**Work to do**
Gather up every line from the entries below that uses the word "matplotlib".

**Data for this exercise**

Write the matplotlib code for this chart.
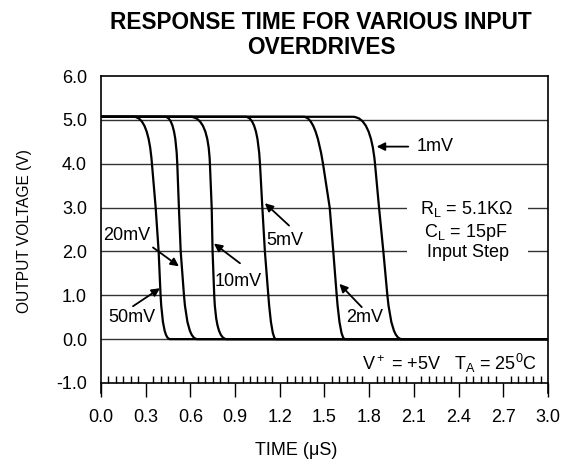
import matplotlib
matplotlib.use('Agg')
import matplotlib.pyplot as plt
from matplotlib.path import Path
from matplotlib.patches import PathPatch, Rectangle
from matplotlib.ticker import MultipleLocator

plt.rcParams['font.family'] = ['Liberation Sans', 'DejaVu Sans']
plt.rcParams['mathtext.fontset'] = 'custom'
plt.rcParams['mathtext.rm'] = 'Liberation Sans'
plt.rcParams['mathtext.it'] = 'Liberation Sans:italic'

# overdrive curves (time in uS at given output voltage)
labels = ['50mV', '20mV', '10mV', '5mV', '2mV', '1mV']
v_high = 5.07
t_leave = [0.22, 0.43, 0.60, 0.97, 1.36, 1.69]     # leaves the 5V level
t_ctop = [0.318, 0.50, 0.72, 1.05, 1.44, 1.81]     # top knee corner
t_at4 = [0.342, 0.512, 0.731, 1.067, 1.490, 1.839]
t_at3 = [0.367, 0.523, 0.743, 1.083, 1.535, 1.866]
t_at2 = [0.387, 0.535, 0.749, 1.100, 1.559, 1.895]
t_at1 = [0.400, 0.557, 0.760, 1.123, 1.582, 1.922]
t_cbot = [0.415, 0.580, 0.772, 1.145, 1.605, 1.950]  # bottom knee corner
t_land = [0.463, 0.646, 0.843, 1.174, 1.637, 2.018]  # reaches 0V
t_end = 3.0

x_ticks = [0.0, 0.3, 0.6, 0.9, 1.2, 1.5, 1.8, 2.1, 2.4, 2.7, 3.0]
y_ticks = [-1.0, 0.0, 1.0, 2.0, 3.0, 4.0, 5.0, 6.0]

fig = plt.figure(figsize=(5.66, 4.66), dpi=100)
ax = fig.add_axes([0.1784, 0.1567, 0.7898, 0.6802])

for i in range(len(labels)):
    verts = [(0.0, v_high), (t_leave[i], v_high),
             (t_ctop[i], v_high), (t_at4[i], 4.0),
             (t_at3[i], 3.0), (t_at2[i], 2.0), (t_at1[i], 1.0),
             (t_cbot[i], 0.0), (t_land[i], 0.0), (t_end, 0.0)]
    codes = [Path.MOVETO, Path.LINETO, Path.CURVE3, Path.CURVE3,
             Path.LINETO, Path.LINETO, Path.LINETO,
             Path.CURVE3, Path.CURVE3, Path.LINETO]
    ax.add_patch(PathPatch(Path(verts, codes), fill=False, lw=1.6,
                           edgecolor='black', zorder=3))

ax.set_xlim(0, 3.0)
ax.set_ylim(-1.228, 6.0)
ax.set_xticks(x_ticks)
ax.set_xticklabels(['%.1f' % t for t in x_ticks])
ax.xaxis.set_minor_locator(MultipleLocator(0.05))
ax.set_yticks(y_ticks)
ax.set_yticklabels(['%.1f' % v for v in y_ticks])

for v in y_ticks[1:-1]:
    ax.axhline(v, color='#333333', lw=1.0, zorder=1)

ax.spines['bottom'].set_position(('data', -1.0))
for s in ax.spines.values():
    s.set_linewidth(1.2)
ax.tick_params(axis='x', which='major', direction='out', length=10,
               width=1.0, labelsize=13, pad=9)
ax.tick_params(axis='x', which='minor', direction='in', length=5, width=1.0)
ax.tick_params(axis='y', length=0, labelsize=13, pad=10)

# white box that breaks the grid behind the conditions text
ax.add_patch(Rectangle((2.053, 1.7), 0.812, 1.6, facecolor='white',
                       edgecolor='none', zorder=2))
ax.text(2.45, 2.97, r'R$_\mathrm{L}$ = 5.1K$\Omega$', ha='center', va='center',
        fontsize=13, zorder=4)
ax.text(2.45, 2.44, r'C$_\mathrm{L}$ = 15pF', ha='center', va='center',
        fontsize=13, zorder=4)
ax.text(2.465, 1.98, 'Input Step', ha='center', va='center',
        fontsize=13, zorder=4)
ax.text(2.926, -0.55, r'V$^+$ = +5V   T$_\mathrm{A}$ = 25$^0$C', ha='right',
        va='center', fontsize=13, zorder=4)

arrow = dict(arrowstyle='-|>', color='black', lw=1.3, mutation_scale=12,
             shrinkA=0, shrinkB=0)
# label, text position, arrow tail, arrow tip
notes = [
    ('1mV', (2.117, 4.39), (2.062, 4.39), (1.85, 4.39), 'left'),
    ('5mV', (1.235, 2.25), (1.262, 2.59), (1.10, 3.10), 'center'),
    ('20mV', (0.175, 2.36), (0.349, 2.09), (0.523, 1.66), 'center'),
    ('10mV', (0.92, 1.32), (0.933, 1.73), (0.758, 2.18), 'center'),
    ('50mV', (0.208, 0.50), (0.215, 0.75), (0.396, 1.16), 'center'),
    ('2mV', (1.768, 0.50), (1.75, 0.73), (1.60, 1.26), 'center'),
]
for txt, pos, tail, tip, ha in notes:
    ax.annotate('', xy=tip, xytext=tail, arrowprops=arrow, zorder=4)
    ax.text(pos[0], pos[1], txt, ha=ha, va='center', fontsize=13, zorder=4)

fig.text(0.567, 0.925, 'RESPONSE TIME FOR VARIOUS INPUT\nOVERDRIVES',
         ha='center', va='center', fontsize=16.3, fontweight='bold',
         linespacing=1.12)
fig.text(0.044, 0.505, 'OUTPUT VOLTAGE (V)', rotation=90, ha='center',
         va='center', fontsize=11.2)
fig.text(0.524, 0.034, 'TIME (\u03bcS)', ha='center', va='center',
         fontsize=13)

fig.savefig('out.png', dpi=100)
* * *
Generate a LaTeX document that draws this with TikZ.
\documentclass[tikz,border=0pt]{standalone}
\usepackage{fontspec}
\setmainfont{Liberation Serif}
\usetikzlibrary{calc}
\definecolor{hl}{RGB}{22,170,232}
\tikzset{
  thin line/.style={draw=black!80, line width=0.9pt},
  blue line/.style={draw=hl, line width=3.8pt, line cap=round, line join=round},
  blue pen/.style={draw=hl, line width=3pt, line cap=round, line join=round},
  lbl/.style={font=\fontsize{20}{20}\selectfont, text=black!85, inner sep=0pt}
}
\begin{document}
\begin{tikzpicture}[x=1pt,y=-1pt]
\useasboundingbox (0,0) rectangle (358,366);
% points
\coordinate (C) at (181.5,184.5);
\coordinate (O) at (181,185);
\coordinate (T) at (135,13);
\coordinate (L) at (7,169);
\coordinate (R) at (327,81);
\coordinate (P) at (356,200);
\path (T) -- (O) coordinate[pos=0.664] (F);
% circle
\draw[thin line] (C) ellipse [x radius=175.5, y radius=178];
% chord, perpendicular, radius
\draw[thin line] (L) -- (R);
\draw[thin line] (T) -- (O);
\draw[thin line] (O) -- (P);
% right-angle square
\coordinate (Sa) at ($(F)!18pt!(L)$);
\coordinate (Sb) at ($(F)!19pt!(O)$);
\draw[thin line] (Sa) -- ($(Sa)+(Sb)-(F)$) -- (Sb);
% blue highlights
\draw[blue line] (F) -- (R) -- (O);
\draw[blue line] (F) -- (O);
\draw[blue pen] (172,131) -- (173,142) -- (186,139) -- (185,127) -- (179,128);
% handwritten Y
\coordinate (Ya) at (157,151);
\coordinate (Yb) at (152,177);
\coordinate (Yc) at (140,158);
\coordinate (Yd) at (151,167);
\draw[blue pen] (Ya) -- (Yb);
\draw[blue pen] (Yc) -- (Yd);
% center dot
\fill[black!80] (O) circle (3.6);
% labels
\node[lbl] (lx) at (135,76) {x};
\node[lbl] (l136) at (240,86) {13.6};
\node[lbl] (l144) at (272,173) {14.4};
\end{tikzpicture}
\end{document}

**The reply**
Write the matplotlib code for this chart.
import matplotlib
matplotlib.use('Agg')
import matplotlib.pyplot as plt
from matplotlib.path import Path
from matplotlib.patches import PathPatch, Rectangle
from matplotlib.ticker import MultipleLocator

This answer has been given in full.